Yoldan
geri çevrilmiş her insan [beden], en az bir kıyamet imkanını barındırır.
Başka
bir söylemle yaşama deyişinde temel bir ikircim vardır. Yaşam, kendi başına
bırakıldığında estetik bir etkinlik barındırır. Ancak devamında -bundan asırlar
önce bir kitap kapağının içinde okura seslenildiği gibi- eğer yeterince
beklersen;
"yola çıkmak yerine, o yolun bedeninin içerisinden geçeceğine olan inancın” alır.
Sonuçlar
beklendiği gibidir. Yani hayat, "istifade edemediğimiz bir ölme özgürlüğüdür." Özünde
özgür olamama hali, bir yokluk duygusu ile belirir. Aynı tao’nun yarattığı boş
kase imgesi gibi. Hatta çakılıp kalmış Sümerli tanrıçaların ıslanmayı bekleyen
vulvaları gibi.
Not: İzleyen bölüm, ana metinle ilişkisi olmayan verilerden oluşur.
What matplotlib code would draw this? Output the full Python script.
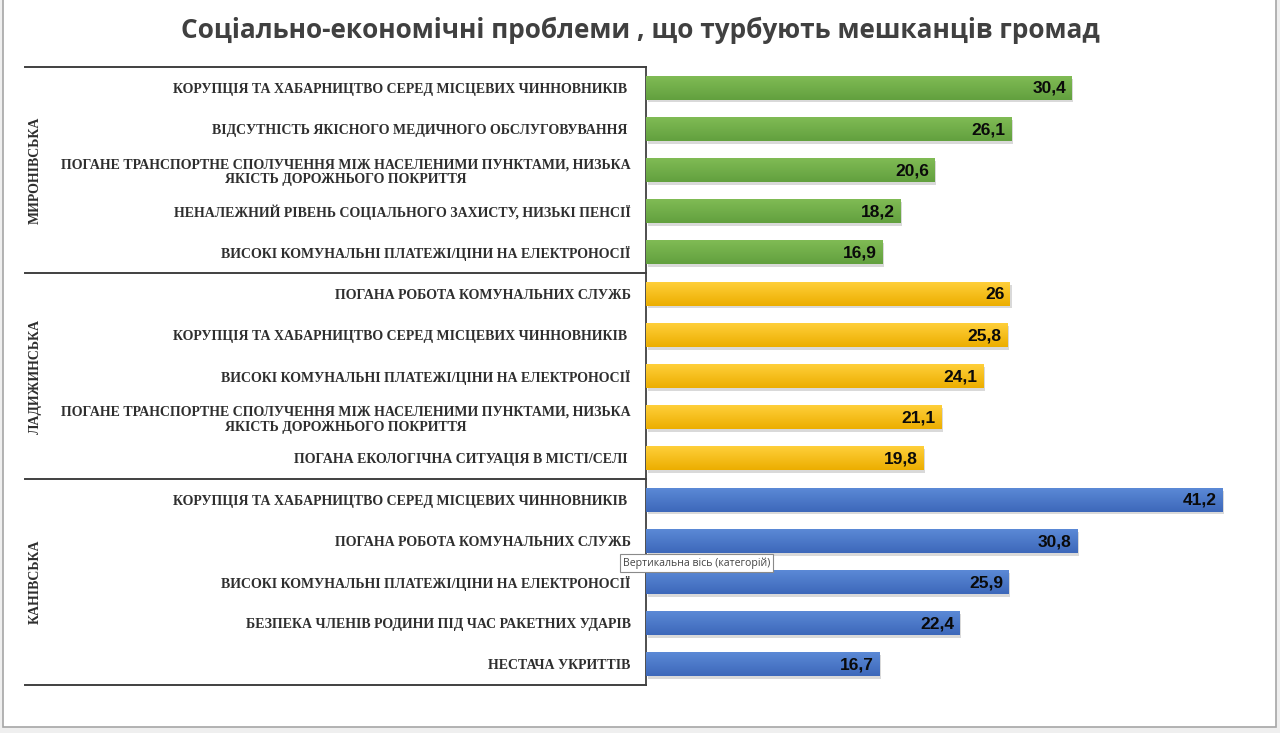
import matplotlib
matplotlib.use("Agg")
import matplotlib.pyplot as plt
import numpy as np
from matplotlib.patches import Rectangle
from matplotlib.colors import LinearSegmentedColormap

# ---------------- data ----------------
title = "Соціально-економічні проблеми , що турбують мешканців громад"
groups = ["МИРОНІВСЬКА", "ЛАДИЖИНСЬКА", "КАНІВСЬКА"]
labels_myr = [
    "КОРУПЦІЯ ТА ХАБАРНИЦТВО СЕРЕД МІСЦЕВИХ ЧИННОВНИКІВ ",
    "ВІДСУТНІСТЬ ЯКІСНОГО МЕДИЧНОГО ОБСЛУГОВУВАННЯ ",
    "ПОГАНЕ ТРАНСПОРТНЕ СПОЛУЧЕННЯ МІЖ НАСЕЛЕНИМИ ПУНКТАМИ, НИЗЬКА\nЯКІСТЬ ДОРОЖНЬОГО ПОКРИТТЯ",
    "НЕНАЛЕЖНИЙ РІВЕНЬ СОЦІАЛЬНОГО ЗАХИСТУ, НИЗЬКІ ПЕНСІЇ",
    "ВИСОКІ КОМУНАЛЬНІ ПЛАТЕЖІ/ЦІНИ НА ЕЛЕКТРОНОСІЇ",
]
values_myr = [30.4, 26.1, 20.6, 18.2, 16.9]
labels_lad = [
    "ПОГАНА РОБОТА КОМУНАЛЬНИХ СЛУЖБ",
    "КОРУПЦІЯ ТА ХАБАРНИЦТВО СЕРЕД МІСЦЕВИХ ЧИННОВНИКІВ ",
    "ВИСОКІ КОМУНАЛЬНІ ПЛАТЕЖІ/ЦІНИ НА ЕЛЕКТРОНОСІЇ",
    "ПОГАНЕ ТРАНСПОРТНЕ СПОЛУЧЕННЯ МІЖ НАСЕЛЕНИМИ ПУНКТАМИ, НИЗЬКА\nЯКІСТЬ ДОРОЖНЬОГО ПОКРИТТЯ",
    "ПОГАНА ЕКОЛОГІЧНА СИТУАЦІЯ В МІСТІ/СЕЛІ ",
]
values_lad = [26, 25.8, 24.1, 21.1, 19.8]
labels_kan = [
    "КОРУПЦІЯ ТА ХАБАРНИЦТВО СЕРЕД МІСЦЕВИХ ЧИННОВНИКІВ ",
    "ПОГАНА РОБОТА КОМУНАЛЬНИХ СЛУЖБ",
    "ВИСОКІ КОМУНАЛЬНІ ПЛАТЕЖІ/ЦІНИ НА ЕЛЕКТРОНОСІЇ",
    "БЕЗПЕКА ЧЛЕНІВ РОДИНИ ПІД ЧАС РАКЕТНИХ УДАРІВ",
    "НЕСТАЧА УКРИТТІВ",
]
values_kan = [41.2, 30.8, 25.9, 22.4, 16.7]
tooltip = "Вертикальна вісь (категорій)"

group_labels = [labels_myr, labels_lad, labels_kan]
group_values = [values_myr, values_lad, values_kan]
# gradient colours (top, bottom) per group
group_colors = [("#80bb55", "#62a03e"), ("#ffcf3a", "#ecae00"), ("#5b89d6", "#3d68ba")]

W, H = 1280, 733
fig = plt.figure(figsize=(W / 100, H / 100), dpi=100, facecolor="#efefef")

# white chart area with grey frame
fig.patches.append(Rectangle((3 / W, 1 - 727 / H), (1276 - 3) / W, 727 / H + 0.01,
                             transform=fig.transFigure, fc="white", ec="#a6a6a6", lw=1.2, zorder=-5))

ax = fig.add_axes([646 / W, 1 - 685 / H, 630 / W, (685 - 67) / H], zorder=2)
ax.set_facecolor("none")

all_labels = [l for g in group_labels for l in g]
all_values = [v for g in group_values for v in g]
n = len(all_values)
ypos = np.arange(n)

bh = 0.58
i = 0
for gi, (labs, vals) in enumerate(zip(group_labels, group_values)):
    top, bot = group_colors[gi]
    cmap = LinearSegmentedColormap.from_list("g%d" % gi, [top, bot])
    for v in vals:
        y = ypos[i]
        # soft shadow
        ax.barh(y + 0.07, v, height=bh, left=0.12, color="#000000", alpha=0.15, zorder=1, lw=0)
        bars = ax.barh(y, v, height=bh, color=bot, zorder=2, lw=0)
        patch = bars[0]
        grad = np.linspace(0, 1, 64).reshape(-1, 1)
        im = ax.imshow(grad, cmap=cmap, aspect="auto",
                       extent=(0, v, y + bh / 2, y - bh / 2), zorder=3, origin="upper")
        im.set_clip_path(patch)
        txt = ("%g" % v).replace(".", ",")
        ax.text(v - 0.4, y + 0.02, txt, ha="right", va="center", fontsize=12.5,
                fontweight="bold", family=["Liberation Sans Narrow", "Liberation Sans"],
                color="#0a0a0a", zorder=5)
        i += 1

ax.set_xlim(0, 45)
ax.set_ylim(n - 0.5, -0.5)

ax.set_yticks(ypos)
ax.set_yticklabels(all_labels, fontsize=10, fontweight="bold",
                   family=["Liberation Serif", "DejaVu Serif"], color="#2e2e2e")
for t in ax.get_yticklabels():
    t.set_multialignment("center")
    t.set_linespacing(1.2)
ax.tick_params(axis="y", length=0, pad=11)
ax.set_xticks([])
for s in ["top", "right", "bottom"]:
    ax.spines[s].set_visible(False)
ax.spines["left"].set_color("#404040")
ax.spines["left"].set_linewidth(1.3)

# group separator lines and group labels
yt = ax.get_yaxis_transform()
x_left = (25 - 646) / 630
for yb in [-0.5, 4.5, 9.5, 14.5]:
    ax.plot([x_left, 0], [yb, yb], transform=yt, color="#404040", lw=1.4, clip_on=False, zorder=6)
for gi, g in enumerate(groups):
    ax.text((35 - 646) / 630, gi * 5 + 2, g, transform=yt, rotation=90, ha="center", va="center",
            fontsize=10, fontweight="bold", family=["Liberation Serif", "DejaVu Serif"], color="#2e2e2e")

fig.text(640 / W, 1 - 30 / H, title, ha="center", va="center", fontsize=18.9,
         fontweight="bold", family=["Open Sans", "DejaVu Sans"], color="#404040")

fig.text(623 / W, 1 - 563 / H, tooltip, ha="left", va="center", fontsize=7.6,
         family=["Open Sans", "DejaVu Sans"], color="#444444", zorder=20,
         bbox=dict(boxstyle="square,pad=0.3", fc="white", ec="#8a8a8a", lw=0.8))

fig.savefig("out.png", dpi=100, facecolor=fig.get_facecolor())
Irmaklardan gelecek suyu beklersiniz, ancak toprak hep kurudur.
İçeridekileri
çok hareket ettirme; o kutsaldır!
Muhtemel
kişi, muhtemel tüm gün boyunca Hegel’e hiç bulaşmadan “ötekinin arzusunu
arzular.” İşte sayısız arzuyu parçalayan
esas arzuda budur. Ancak arzunun mantıksal bir ilerlemeyle ölüme gidip orada
durmadığını, perde kapanmadan önce yokluğa gitmeye çalıştığını görmemiz
engellenmiştir. Tüm olanları fark
ettiğiniz anda, uykunuzda seviştiğiniz şeytanı ruhunuzdan çıkararak terk etmiş
ve pastoral bir polisiye öyküsünde yer alan ajanın, yaşamını sürdürmek için
cinayet işlemeye devam etmesi gibi bir metafora kapılmışsınızdır. Aslında
cinayet hiç işlenmeyecek, arzunun ontolojik ufkuna teğet geçen zalim bir
saldırganlık hissiyle, geçmesini beklediğiniz yolun kenarında arka sırada
beklemeye devam edeceksiniz.
Bedenin
reddedilmesi, en soylu unsurları ortaya çıkaran ritim duygusudur!
Kant,
uzun zaman önce Freud’un kapattığı alana girme cesaretini gösterirken, önemli bir eksikliği
ortaya koymuştu. Eğer bilinçdışı dil ve düşünceyi etkileyen bir kuvvet alanı
şeklinde hareket ediyorsa, o zaman şey, temsili bir “kendinde şey” olamazdı. Bu
etki ancak bastırılmış fantezi ve anıların üst katmanlarında görülebilirdi.
Yolun
kendinden geçmesini beklediğin bu fantezinin arzusu ya da yolcusu, -kuzeyde bir
ülkede uzunca bir süre tanık olduğum üzere- aslında varlıkla ilişkili
değildir. Halen amniyotik bir sıvı
plazmasının içerisinde içe dönük bir çalışma geliştirmemiz lazım. Ve derin bir
unutma hali.
Asıl
unutulmaması gereken; “kişi hiçbir şekilde bilmediğinde, netleşir ve açığa
çıkar.”
Açığa
çıkmak ise hem örtük, hem de belirtik bir mantık taşır.
Sonunda
ve yavaş yavaş bedenimiz dirilmiş bir bedendir, çünkü kaynağını bir kez daha
görmüştür. Hatta beden, en az arzu kadar zamansallaştırıcıdır.
Neyi iletmişti
Yuhanna?
“başlangıçta Tanrı vardı, ve söz Tanrı ile
birlikteydi, ve söz Tanrı’ydı. Onda yaşam vardı, ve yaşam insanın karanlıkta
parlayan ışığıydı, ve karanlık onu yenemedi.”
İnsan,
en az Tanrı’sı kadar, kendi BEDENİNE ulaşmak için aynı sözleri söyleme hakkına
sahiptir. Kendini kendi ile ilişkilendirmek ve kendisi olmayı isteme yoluyla “kendi”
saydam benliğine ulaşabilir. En büyük paradoks olarak insan bedeni, her zaman
bir yol öyküsü, bir sıçramadır.
“Şu şudur, bu değildir” in aydınlanması, Beden'in ve ondan geçecek
olan Yol’un, kusurlu olmasının nedenidir."